(Records with drawing code)
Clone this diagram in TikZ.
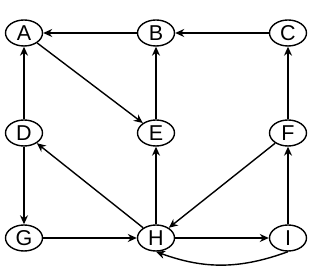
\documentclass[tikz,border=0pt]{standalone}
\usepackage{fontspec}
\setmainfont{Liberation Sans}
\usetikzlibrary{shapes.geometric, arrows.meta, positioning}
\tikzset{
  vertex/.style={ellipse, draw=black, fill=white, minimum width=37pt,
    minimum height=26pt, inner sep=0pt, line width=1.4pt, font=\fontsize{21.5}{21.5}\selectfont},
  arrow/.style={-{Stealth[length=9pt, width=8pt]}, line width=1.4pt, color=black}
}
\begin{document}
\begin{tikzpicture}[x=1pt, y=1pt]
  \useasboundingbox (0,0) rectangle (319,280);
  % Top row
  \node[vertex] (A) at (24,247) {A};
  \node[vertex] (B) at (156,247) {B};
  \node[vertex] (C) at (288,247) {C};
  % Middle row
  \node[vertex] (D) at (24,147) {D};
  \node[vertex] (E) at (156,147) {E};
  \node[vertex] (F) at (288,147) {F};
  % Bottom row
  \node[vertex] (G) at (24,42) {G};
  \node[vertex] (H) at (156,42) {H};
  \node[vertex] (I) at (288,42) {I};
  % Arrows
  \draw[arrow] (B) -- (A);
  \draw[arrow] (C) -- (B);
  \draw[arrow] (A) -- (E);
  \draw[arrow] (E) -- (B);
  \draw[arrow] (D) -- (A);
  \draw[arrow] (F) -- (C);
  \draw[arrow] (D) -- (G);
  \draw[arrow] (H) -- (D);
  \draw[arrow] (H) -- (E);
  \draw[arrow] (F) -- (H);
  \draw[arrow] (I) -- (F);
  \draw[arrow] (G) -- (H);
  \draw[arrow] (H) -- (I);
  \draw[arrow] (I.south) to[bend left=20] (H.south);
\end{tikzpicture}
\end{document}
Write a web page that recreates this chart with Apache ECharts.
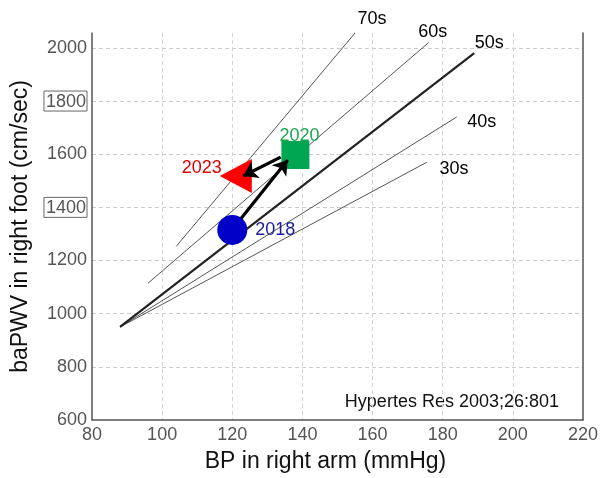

● **Aim**: Transcribe the material as is, with images omitted.

● **The result**:
Clone this diagram in TikZ.
\documentclass[tikz,border=0pt]{standalone}
\usepackage{fontspec}
\setmainfont{Liberation Sans}
\usetikzlibrary{shapes.geometric, arrows.meta, positioning}
\tikzset{
  vertex/.style={ellipse, draw=black, fill=white, minimum width=37pt,
    minimum height=26pt, inner sep=0pt, line width=1.4pt, font=\fontsize{21.5}{21.5}\selectfont},
  arrow/.style={-{Stealth[length=9pt, width=8pt]}, line width=1.4pt, color=black}
}
\begin{document}
\begin{tikzpicture}[x=1pt, y=1pt]
  \useasboundingbox (0,0) rectangle (319,280);
  % Top row
  \node[vertex] (A) at (24,247) {A};
  \node[vertex] (B) at (156,247) {B};
  \node[vertex] (C) at (288,247) {C};
  % Middle row
  \node[vertex] (D) at (24,147) {D};
  \node[vertex] (E) at (156,147) {E};
  \node[vertex] (F) at (288,147) {F};
  % Bottom row
  \node[vertex] (G) at (24,42) {G};
  \node[vertex] (H) at (156,42) {H};
  \node[vertex] (I) at (288,42) {I};
  % Arrows
  \draw[arrow] (B) -- (A);
  \draw[arrow] (C) -- (B);
  \draw[arrow] (A) -- (E);
  \draw[arrow] (E) -- (B);
  \draw[arrow] (D) -- (A);
  \draw[arrow] (F) -- (C);
  \draw[arrow] (D) -- (G);
  \draw[arrow] (H) -- (D);
  \draw[arrow] (H) -- (E);
  \draw[arrow] (F) -- (H);
  \draw[arrow] (I) -- (F);
  \draw[arrow] (G) -- (H);
  \draw[arrow] (H) -- (I);
  \draw[arrow] (I.south) to[bend left=20] (H.south);
\end{tikzpicture}
\end{document}
Write a web page that recreates this chart with Apache ECharts.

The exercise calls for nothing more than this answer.